Similar to a prenuptial agreement, a post-marital agreement lists certain marital assets as the husband's property and certain assets as the wife's property. While Mindel often organizes such agreements for business owners who want to protect their personal assets from potential business losses, recently he has created numerous post-marital agreements for couples contemplating divorce.
"A lot of the fighting that takes place in family law court is the result of fear -- fear that one person will end up with more money, fear that one spouse will try to take the children away," Mindel says. "Having a post-marital agreement takes away a lot of fear, because both spouses have already agreed which assets they will keep and which ones they will give up."
Selling an Undervalued Home
A married couple's largest asset is often their home, Block says. In most cases these days, the home's value is either down tremendously from what it was a few years ago, or it's worth even less than the mortgage balance. Either way, selling the home and splitting the difference may not be the wisest financial strategy at the moment.
Some couples choose to rent the home to a third party and split the rent until the market improves, says Jim Toto, partner in the New Jersey office of accounting firm WeiserMazars.
Block says some couples with children choose to "time share" their homes, with each parent taking turns staying there and moving themselves instead of the kids.
Unable to sell their home or afford separate living quarters, many divorcing couples are simply living together longer. "It's tough on both the couple and the kids, because you have two people who are essentially suing each other and living together," Mindel says. "Even though money is tight, spending a few hours with a counselor or other mental health professional can help people deal with it."
Supporting 2 Households
Getting divorced often means supporting two households with the same amount of income that previously supported one. In a tight economy, that can be especially difficult, Block says.
"Both parties may be out of work," she says. "This affects support for the children -- not only the amount, but also whether it is even given. If during your marriage there were bankruptcy issues, and you were named in the bankruptcy, then life after divorce is tougher due to credit ratings."
To move forward financially after divorce, both spouses may need to adjust their expectations. "Come to the realization that you may have to downsize and change your lifestyle, maybe move back in with your parents or a sibling," Toto says. "Everyone really needs to realize their economic picture will be significantly different than when they were married. Budget closely and set reasonable expectations for yourself."
Mindel recommends meeting with a financial planner who will, for a flat fee, review your expenses, help minimize them and create a realistic budget for living post-divorce.
Valuing a Business
In many divorce situations, there is a small business involved and one spouse runs the business, Toto says. Assuming the business is a marital asset, the spouse who doesn't run the business typically expects to be compensated for his or her share of the business. But in an economic downturn, the business may not be valued as highly as it would have been a few years ago or may be valued a few years from now. And the business may not have the assets to pay a divorce settlement without going under. That's why Toto recommends patience.

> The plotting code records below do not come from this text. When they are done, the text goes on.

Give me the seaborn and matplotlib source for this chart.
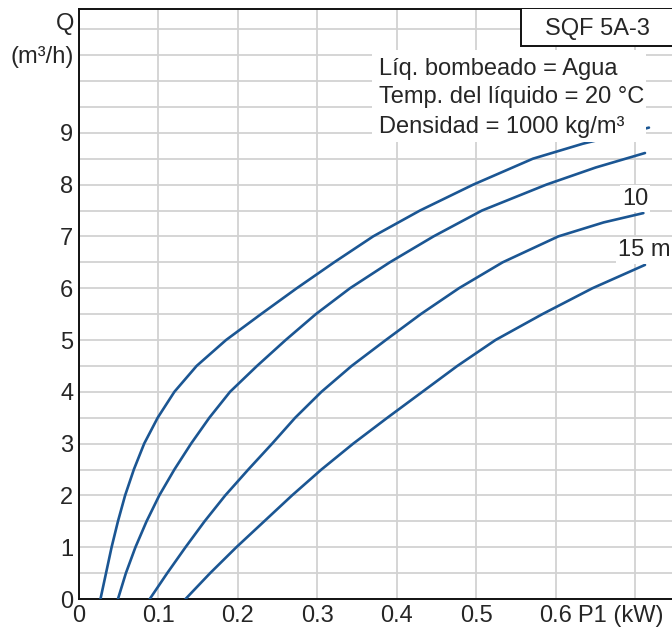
import numpy as np
import pandas as pd
import matplotlib
matplotlib.use("Agg")
import matplotlib.pyplot as plt
from matplotlib.patches import Rectangle
import seaborn as sns

# curvas P1 (kW) - Q (m3/h)
p1_a = [0.027, 0.034, 0.041, 0.049, 0.058, 0.069, 0.082, 0.099, 0.120, 0.148, 0.185,
        0.229, 0.274, 0.321, 0.370, 0.429, 0.496, 0.571, 0.634, 0.717]
q_a = [0.0, 0.5, 1.0, 1.5, 2.0, 2.5, 3.0, 3.5, 4.0, 4.5, 5.0,
       5.5, 6.0, 6.5, 7.0, 7.5, 8.0, 8.5, 8.79, 9.1]

p1_b = [0.049, 0.059, 0.071, 0.085, 0.101, 0.120, 0.141, 0.164, 0.190, 0.224, 0.260,
        0.298, 0.341, 0.391, 0.446, 0.507, 0.588, 0.650, 0.712]
q_b = [0.0, 0.5, 1.0, 1.5, 2.0, 2.5, 3.0, 3.5, 4.0, 4.5, 5.0,
       5.5, 6.0, 6.5, 7.0, 7.5, 8.0, 8.33, 8.61]

p1_c = [0.089, 0.111, 0.134, 0.158, 0.184, 0.213, 0.243, 0.272, 0.305, 0.343, 0.386,
        0.430, 0.478, 0.533, 0.603, 0.660, 0.710]
q_c = [0.0, 0.5, 1.0, 1.5, 2.0, 2.5, 3.0, 3.5, 4.0, 4.5, 5.0,
       5.5, 6.0, 6.5, 7.0, 7.27, 7.45]

p1_d = [0.134, 0.165, 0.198, 0.233, 0.268, 0.305, 0.345, 0.388, 0.432, 0.476, 0.524,
        0.583, 0.646, 0.712]
q_d = [0.0, 0.5, 1.0, 1.5, 2.0, 2.5, 3.0, 3.5, 4.0, 4.5, 5.0,
       5.5, 6.0, 6.45]

x_ticks = [0, 0.1, 0.2, 0.3, 0.4, 0.5, 0.6, 0.7]
x_labels = ["0", "0.1", "0.2", "0.3", "0.4", "0.5", "0.6", ""]
y_ticks = np.arange(0, 11.01, 0.5)
y_labels = [str(int(v)) if (v == int(v) and v <= 9) else "" for v in y_ticks]

info_lines = ["Líq. bombeado = Agua", "Temp. del líquido = 20 °C", "Densidad = 1000 kg/m³"]

df = pd.concat([
    pd.DataFrame({"P1": p1_a, "Q": q_a, "curva": "a"}),
    pd.DataFrame({"P1": p1_b, "Q": q_b, "curva": "b"}),
    pd.DataFrame({"P1": p1_c, "Q": q_c, "curva": "c"}),
    pd.DataFrame({"P1": p1_d, "Q": q_d, "curva": "d"}),
])

sns.set_style("white")
plt.rcParams["font.family"] = ["Liberation Sans", "DejaVu Sans"]

W, H = 672, 627
fig = plt.figure(figsize=(W / 100, H / 100), dpi=100)
ax = fig.add_axes([79 / W, (H - 599) / H, (W - 79) / W, (599 - 9) / H])

blue = "#1b5693"
txt = "#262626"

sns.lineplot(data=df, x="P1", y="Q", units="curva", estimator=None, sort=False,
             color=blue, linewidth=1.9, ax=ax, zorder=3)

ax.set_xlim(0, 0.746)
ax.set_ylim(0, 11.39)
ax.set_xticks(x_ticks)
ax.set_xticklabels(x_labels)
ax.set_yticks(y_ticks)
ax.set_yticklabels(y_labels)
ax.tick_params(length=0, labelsize=17, colors=txt, pad=4)
ax.grid(True, color="#d2d2d2", linewidth=1.3, zorder=0)
ax.set_axisbelow(True)
ax.set_xlabel("")
ax.set_ylabel("")

for s in ["left", "bottom", "top"]:
    ax.spines[s].set_color("#111111")
    ax.spines[s].set_linewidth(1.4)
ax.spines["right"].set_visible(False)

# titulo de eje Q y unidades
yt = ax.get_yaxis_transform()
ax.text(-0.008, 11.1, "Q", transform=yt, ha="right", va="center", fontsize=17, color=txt)
ax.text(-0.008, 10.47, "(m³/h)", transform=yt, ha="right", va="center", fontsize=17, color=txt)

# etiqueta eje x
ax.annotate("P1 (kW)", xy=(0.628, 0), xycoords=ax.get_xaxis_transform(),
            xytext=(0, -4), textcoords="offset points", ha="left", va="top",
            fontsize=17, color=txt, annotation_clip=False)

# recuadro del modelo
ax.add_patch(Rectangle((0.556, 10.68), 0.3, 1.0, facecolor="white", edgecolor="#111111",
                       linewidth=1.4, zorder=5, clip_on=True))
ax.text(0.586, 10.89, "SQF 5A-3", ha="left", va="baseline", fontsize=17, color=txt, zorder=6)

# bloque de informacion
ax.add_patch(Rectangle((0.3686, 8.826), 0.3444, 1.774, facecolor="white", edgecolor="none",
                       zorder=4))
for line, yb in zip(info_lines, [10.12, 9.573, 9.005]):
    ax.text(0.377, yb, line, ha="left", va="baseline", fontsize=17, color=txt, zorder=6)

# etiquetas de altura
box = dict(facecolor="white", edgecolor="none", pad=1.5)
ax.text(0.683, 7.73, "10", ha="left", va="center", fontsize=17, color=txt, bbox=box, zorder=6)
ax.text(0.678, 6.73, "15 m", ha="left", va="center", fontsize=17, color=txt, bbox=box, zorder=6)

fig.savefig("out.png", dpi=100)
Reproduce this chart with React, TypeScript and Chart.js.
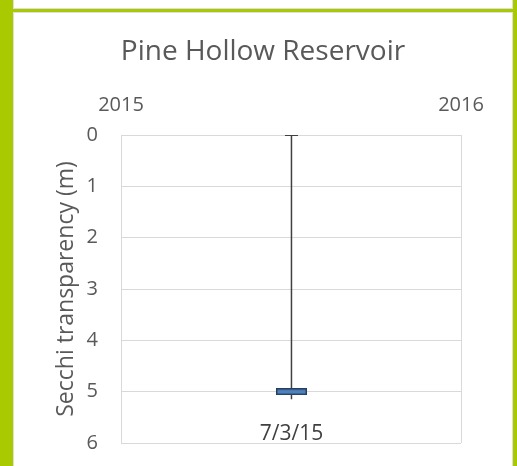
import React, { useEffect, useRef } from "react";
import { Chart, registerables } from "chart.js";

Chart.register(...registerables);

// ---- data ----
const chartTitle = "Pine Hollow Reservoir";
const yAxisTitle = "Secchi transparency (m)";
const yearTicks = [2015, 2016];
const sampleDates = ["7/3/15"];
const sampleYear = [2015];
const sampleMonth = [7];
const sampleDay = [3];
const secchiDepth = [5.0];
const rangeTop = [0];
const rangeBottom = [5.15];
const yMin = 0;
const yMax = 6;

function decimalYear(y: number, m: number, d: number) {
  const start = Date.UTC(y, 0, 1);
  const end = Date.UTC(y + 1, 0, 1);
  return y + (Date.UTC(y, m - 1, d) - start) / (end - start);
}

const sampleX = sampleDates.map((_, i) => decimalYear(sampleYear[i], sampleMonth[i], sampleDay[i]));

const FONT = "'Open Sans', 'Noto Sans', sans-serif";
const TEXT = "#595959";
const GRID = "#d9d9d9";

const TITLE_SIZE = 28;
const TITLE_PAD_TOP = 23.5;
const TITLE_PAD_BOTTOM = 10;
const TITLE_BLOCK = TITLE_PAD_TOP + TITLE_SIZE * 1.2 + TITLE_PAD_BOTTOM;

function makeMarker() {
  const c = document.createElement("canvas");
  c.width = 31;
  c.height = 7;
  const ctx = c.getContext("2d")!;
  ctx.fillStyle = "#243f60";
  ctx.fillRect(0, 0, 31, 7);
  ctx.fillStyle = "#4f81bd";
  ctx.fillRect(1.5, 1.5, 28, 4);
  return c;
}

const labelPlugin = {
  id: "sampleLabels",
  afterDatasetsDraw(chart: any) {
    const { ctx, chartArea, scales } = chart;
    ctx.save();
    ctx.font = `21px ${FONT}`;
    ctx.fillStyle = "#404040";
    ctx.textAlign = "center";
    ctx.textBaseline = "middle";
    sampleDates.forEach((d, i) => {
      const x = scales.x.getPixelForValue(sampleX[i]);
      ctx.fillText(d, x, chartArea.bottom - 9);
    });
    ctx.restore();
  },
};

export default function App() {
  const ref = useRef<HTMLCanvasElement>(null);
  useEffect(() => {
    if (!ref.current) return;
    const marker = makeMarker();
    const chart = new Chart(ref.current, {
      type: "scatter",
      data: {
        datasets: [
          {
            type: "line",
            data: sampleX.flatMap((x, i) => [
              { x, y: rangeTop[i] },
              { x, y: rangeBottom[i] },
            ]),
            borderColor: "#404040",
            borderWidth: 1.5,
            pointStyle: "line",
            pointRadius: (c: any) => (c.dataIndex % 2 === 0 ? 6.5 : 0),
            pointBorderWidth: 2,
            pointBorderColor: "#404040",
            showLine: true,
            order: 2,
          } as any,
          {
            data: sampleX.map((x, i) => ({ x, y: secchiDepth[i] })),
            pointStyle: marker as any,
            pointRadius: 10,
            order: 1,
          },
        ],
      },
      options: {
        responsive: false,
        animation: false,
        layout: { padding: { left: 0, right: 0, top: 0, bottom: 12 } },
        plugins: {
          legend: { display: false },
          tooltip: { enabled: false },
          title: {
            display: true,
            text: chartTitle,
            color: TEXT,
            font: { family: FONT, size: TITLE_SIZE, weight: "normal" as any },
            padding: { top: TITLE_PAD_TOP, bottom: TITLE_PAD_BOTTOM },
          },
        },
        scales: {
          x: {
            type: "linear",
            position: "top",
            min: yearTicks[0],
            max: yearTicks[yearTicks.length - 1],
            afterBuildTicks: (s: any) => {
              s.ticks = yearTicks.map((v) => ({ value: v }));
            },
            afterFit: (s: any) => {
              s.height = 123 - TITLE_BLOCK;
            },
            ticks: {
              color: TEXT,
              font: { family: FONT, size: 20 },
              padding: 17.5,
              maxRotation: 0,
              callback: (v: any) => String(v),
            },
            grid: { color: GRID, drawTicks: false, lineWidth: 1 },
            border: { color: GRID },
          },
          y: {
            type: "linear",
            reverse: true,
            min: yMin,
            max: yMax,
            afterFit: (s: any) => {
              s.width = 108;
            },
            ticks: {
              stepSize: 1,
              color: TEXT,
              font: { family: FONT, size: 20 },
              padding: 23,
            },
            grid: { color: GRID, drawTicks: false, lineWidth: 1 },
            border: { color: GRID },
            title: {
              display: true,
              text: yAxisTitle,
              color: TEXT,
              font: { family: FONT, size: 23 },
              padding: { top: 40, bottom: 0 },
            },
          },
          spacer: {
            type: "linear",
            position: "right",
            afterFit: (s: any) => {
              s.width = 52;
            },
            ticks: { display: false },
            grid: { display: false },
            border: { display: false },
          },
        },
      },
      plugins: [labelPlugin],
    });
    return () => chart.destroy();
  }, []);

  return (
    <div
      style={{
        position: "fixed",
        left: 0,
        top: 0,
        width: 517,
        height: 466,
        background: "#a9c900",
        overflow: "hidden",
      }}
    >
      <div
        style={{
          position: "absolute",
          left: 13,
          top: -4,
          width: 500,
          height: 13,
          background: "#fff",
          boxSizing: "border-box",
          border: "1px solid #dedede",
        }}
      />
      <div
        style={{
          position: "absolute",
          left: 13,
          top: 12,
          width: 500,
          height: 470,
          background: "#fff",
          boxSizing: "border-box",
          border: "1px solid #dedede",
        }}
      />
      <canvas
        ref={ref}
        width={500}
        height={466}
        style={{ position: "absolute", left: 13, top: 12, width: 500, height: 466 }}
      />
    </div>
  );
}
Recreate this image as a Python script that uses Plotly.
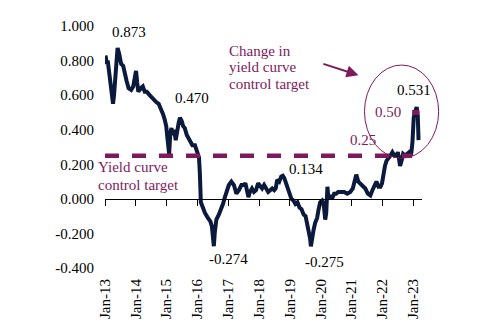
import plotly.graph_objects as go

# ---- data ----
dates = [
    "2013-01-08", "2013-01-21", "2013-02-02", "2013-02-20", "2013-03-08", "2013-03-25", "2013-04-06", "2013-04-18",
    "2013-05-01", "2013-05-18", "2013-05-30", "2013-06-18", "2013-07-12", "2013-08-04", "2013-08-23", "2013-09-15",
    "2013-10-08", "2013-11-07", "2013-12-01", "2013-12-20", "2014-01-04", "2014-01-18", "2014-01-31", "2014-03-01",
    "2014-03-25", "2014-04-17", "2014-05-11", "2014-06-14", "2014-07-19", "2014-08-31", "2014-09-29", "2014-10-28",
    "2014-11-20", "2014-12-09", "2014-12-28", "2015-01-09", "2015-01-21", "2015-01-31", "2015-02-14", "2015-02-28",
    "2015-03-15", "2015-04-01", "2015-04-19", "2015-05-06", "2015-05-24", "2015-06-08", "2015-06-29", "2015-07-17",
    "2015-08-04", "2015-08-28", "2015-10-03", "2015-11-03", "2015-12-03", "2015-12-27", "2016-01-20", "2016-01-30",
    "2016-02-06", "2016-02-11", "2016-03-06", "2016-03-29", "2016-05-04", "2016-06-03", "2016-06-21", "2016-07-01",
    "2016-07-14", "2016-07-26", "2016-08-13", "2016-09-12", "2016-10-12", "2016-10-30", "2016-11-22", "2016-12-16",
    "2017-01-08", "2017-02-07", "2017-03-09", "2017-04-07", "2017-05-07", "2017-06-06", "2017-07-05", "2017-07-23",
    "2017-08-10", "2017-08-28", "2017-09-15", "2017-10-09", "2017-11-02", "2017-11-26", "2017-12-20", "2018-01-13",
    "2018-02-06", "2018-03-02", "2018-03-26", "2018-04-19", "2018-05-13", "2018-06-06", "2018-06-30", "2018-07-17",
    "2018-08-04", "2018-08-28", "2018-09-21", "2018-10-09", "2018-10-27", "2018-11-14", "2018-12-02", "2018-12-26",
    "2019-01-19", "2019-02-12", "2019-03-08", "2019-04-01", "2019-04-25", "2019-05-19", "2019-06-12", "2019-07-06",
    "2019-07-24", "2019-08-11", "2019-08-29", "2019-09-07", "2019-09-21", "2019-10-09", "2019-10-27", "2019-11-20",
    "2019-12-08", "2019-12-26", "2020-01-19", "2020-02-06", "2020-02-24", "2020-03-07", "2020-03-21", "2020-04-03",
    "2020-04-21", "2020-05-15", "2020-06-08", "2020-07-02", "2020-07-26", "2020-08-31", "2020-10-06", "2020-11-11",
    "2020-12-17", "2021-01-16", "2021-02-09", "2021-02-26", "2021-03-22", "2021-04-15", "2021-05-14", "2021-06-13",
    "2021-07-13", "2021-08-12", "2021-09-05", "2021-09-29", "2021-10-23", "2021-11-16", "2021-12-10", "2021-12-28",
    "2022-01-13", "2022-02-01", "2022-02-19", "2022-03-13", "2022-04-06", "2022-04-30", "2022-05-24", "2022-06-17",
    "2022-07-04", "2022-07-18", "2022-07-30", "2022-08-17", "2022-09-04", "2022-09-28", "2022-10-22", "2022-11-15",
    "2022-12-03", "2022-12-12", "2022-12-24", "2023-01-08", "2023-01-28", "2023-02-12", "2023-02-25", "2023-03-06",
]
yields = [
    0.83, 0.78, 0.80, 0.72, 0.65, 0.58, 0.55, 0.60,
    0.70, 0.85, 0.873, 0.84, 0.78, 0.77, 0.72, 0.68,
    0.64, 0.63, 0.65, 0.70, 0.74, 0.67, 0.62, 0.64,
    0.65, 0.62, 0.62, 0.60, 0.58, 0.56, 0.55, 0.52,
    0.49, 0.46, 0.42, 0.36, 0.28, 0.26, 0.38, 0.41,
    0.37, 0.40, 0.34, 0.40, 0.44, 0.47, 0.45, 0.42,
    0.41, 0.37, 0.33, 0.31, 0.31, 0.28, 0.24, 0.15,
    0.03, -0.02, -0.05, -0.08, -0.11, -0.13, -0.16, -0.24,
    -0.274, -0.19, -0.12, -0.09, -0.06, -0.03, 0.01, 0.05,
    0.08, 0.10, 0.08, 0.03, 0.05, 0.08, 0.08, 0.09,
    0.04, 0.01, 0.04, 0.06, 0.04, 0.05, 0.09, 0.07,
    0.06, 0.08, 0.06, 0.04, 0.05, 0.06, 0.05, 0.06,
    0.11, 0.10, 0.13, 0.134, 0.12, 0.09, 0.06, 0.03,
    0.00, -0.01, -0.03, -0.02, -0.05, -0.06, -0.09, -0.10,
    -0.14, -0.17, -0.23, -0.275, -0.21, -0.18, -0.14, -0.11,
    -0.06, -0.02, -0.01, -0.03, -0.12, -0.08, 0.07, 0.00,
    0.02, 0.00, 0.03, 0.03, 0.04, 0.04, 0.04, 0.03,
    0.04, 0.06, 0.11, 0.14, 0.10, 0.09, 0.08, 0.06,
    0.03, 0.02, 0.05, 0.08, 0.10, 0.07, 0.07, 0.09,
    0.15, 0.19, 0.22, 0.24, 0.25, 0.27, 0.25, 0.25,
    0.27, 0.23, 0.19, 0.22, 0.26, 0.25, 0.26, 0.27,
    0.25, 0.27, 0.33, 0.47, 0.51, 0.531, 0.48, 0.34,
]

ycc_dates = ["2013-01-01", "2022-12-20"]
ycc_values = [0.25, 0.25]
ycc_new_dates = ["2022-12-20", "2023-03-15"]
ycc_new_values = [0.50, 0.50]

x_tick_dates = ["2013-01-01", "2014-01-01", "2015-01-01", "2016-01-01", "2017-01-01", "2018-01-01",
                "2019-01-01", "2020-01-01", "2021-01-01", "2022-01-01", "2023-01-01"]
x_tick_labels = ["Jan-13", "Jan-14", "Jan-15", "Jan-16", "Jan-17", "Jan-18",
                 "Jan-19", "Jan-20", "Jan-21", "Jan-22", "Jan-23"]
y_tick_vals = [-0.4, -0.2, 0.0, 0.2, 0.4, 0.6, 0.8, 1.0]
y_tick_labels = ["-0.400", "-0.200", "0.000", "0.200", "0.400", "0.600", "0.800", "1.000"]

value_labels = [
    ("2013-10-15", 0.967, "0.873"),
    ("2015-11-01", 0.585, "0.470"),
    ("2017-01-09", -0.350, "-0.274"),
    ("2019-07-06", 0.170, "0.134"),
    ("2020-02-20", -0.365, "-0.275"),
    ("2023-01-08", 0.630, "0.531"),
]
target_labels = [
    ("2022-03-10", 0.50, "0.50"),
    ("2021-05-16", 0.34, "0.25"),
]

# ---- styles ----
NAVY = "#0B1A3C"
PURPLE = "#7E1A5C"
FONT = "Liberation Serif"
X_RANGE = ["2013-01-01", "2023-04-16"]
Y_RANGE = [-0.4, 1.0]

fig = go.Figure()
fig.add_trace(go.Scatter(x=dates, y=yields, mode="lines",
                         line=dict(color=NAVY, width=4), hoverinfo="skip", showlegend=False))
fig.add_trace(go.Scatter(x=ycc_dates, y=ycc_values, mode="lines", xaxis="x2",
                         line=dict(color=PURPLE, width=4.5, dash="14px,13px"),
                         hoverinfo="skip", showlegend=False))
fig.add_trace(go.Scatter(x=ycc_new_dates, y=ycc_new_values, mode="lines", xaxis="x2",
                         line=dict(color=PURPLE, width=5), hoverinfo="skip", showlegend=False))

zero_pos = (0 - Y_RANGE[0]) / (Y_RANGE[1] - Y_RANGE[0])

fig.update_layout(
    width=498, height=333,
    margin=dict(l=105.3, r=76.3, t=26, b=65.3, autoexpand=False),
    paper_bgcolor="white", plot_bgcolor="white",
    font=dict(family=FONT, size=15, color="black"),
    xaxis=dict(range=X_RANGE, type="date", tickvals=x_tick_dates, ticktext=x_tick_labels,
               tickangle=-90, showline=False, showgrid=False, zeroline=False, ticks="",
               ticklabelstandoff=7, tickfont=dict(family=FONT, size=15, color="black")),
    xaxis2=dict(range=X_RANGE, type="date", overlaying="x", anchor="free", position=zero_pos,
                side="bottom", showline=True, linecolor="black", linewidth=1,
                ticks="outside", ticklen=6, tickcolor="black", tickwidth=1,
                tickvals=x_tick_dates, showticklabels=False, showgrid=False, zeroline=False),
    yaxis=dict(range=Y_RANGE, tickvals=y_tick_vals, ticktext=y_tick_labels,
               showline=False, showgrid=False, zeroline=False, ticks="",
               ticklabelstandoff=10, tickfont=dict(family=FONT, size=15, color="black")),
    showlegend=False,
)

for xd, yv, txt in value_labels:
    fig.add_annotation(x=xd, y=yv, text=txt, showarrow=False, xanchor="center", yanchor="middle",
                       font=dict(family=FONT, size=15, color="black"))
for xd, yv, txt in target_labels:
    fig.add_annotation(x=xd, y=yv, text=txt, showarrow=False, xanchor="center", yanchor="middle",
                       font=dict(family=FONT, size=15, color=PURPLE))

# multi-line callouts (paper coords)
change_lines = [("Change in", 0.898), ("yield curve", 0.829), ("control target", 0.760)]
for txt, yp in change_lines:
    fig.add_annotation(xref="paper", yref="paper", x=0.385, y=yp, text=txt, showarrow=False,
                       xanchor="left", yanchor="middle", font=dict(family=FONT, size=15, color=PURPLE))
ycc_lines = [("Yield curve", 0.418), ("control target", 0.343)]
for txt, yp in ycc_lines:
    fig.add_annotation(xref="paper", yref="paper", x=-0.029, y=yp, text=txt, showarrow=False,
                       xanchor="left", yanchor="middle", font=dict(family=FONT, size=15, color=PURPLE))

# arrow
fig.add_annotation(xref="paper", yref="paper", x=0.7996, y=0.797, ax=-36.6, ay=-11.7,
                   axref="pixel", ayref="pixel", text="", showarrow=True,
                   arrowhead=2, arrowsize=1.2, arrowwidth=2, arrowcolor=PURPLE)

# ellipse
fig.add_shape(type="circle", xref="paper", yref="paper", x0=0.8186, x1=1.0525, y0=0.4539, y1=0.8387,
              line=dict(color=PURPLE, width=1))

fig.write_html("out.html")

"It's in both spouses' best interests to make sure the business survives," he says. "You might have to allow flexibility, such as accepting an installment payment or some other type of payment. When you have illiquid assets such as a family-owned business, there needs to be patience on the part of both spouses to reach an agreeable settlement."
Paying for the Divorce
Most middle-class families don't have a lot of excess money lying around, Mindel says. For that reason, Mindel says he's seeing more couples working toward mediated agreements and alternative dispute resolution rather than suing each other in a courtroom.
"People used to just rush out and let the judge make a decision, and now they want to make their own decision," he says. "When a couple goes to mediation, their attorney fees may be one-third of the cost of going to court."
Participating in mediation doesn't just mean saving money; it means working together. A few years ago, divorcing spouses would "rush out and buy the most expensive lawyer blindly," Mindel says. "If you're going to fight it out, judges will rush to sell your house and liquidate your stock portfolio in order to pay attorneys' fees. People don't want that result, so more of them are working together rather than blaming each other. They don't want to be forced to sell a house for less than what's owed on it or be forced to take their kids out of private school."
For instance, instead of selling the family home quickly to split the equity, a mediating couple may decide to let one spouse stay in the house for a few more years until the market improves and split the proceeds later.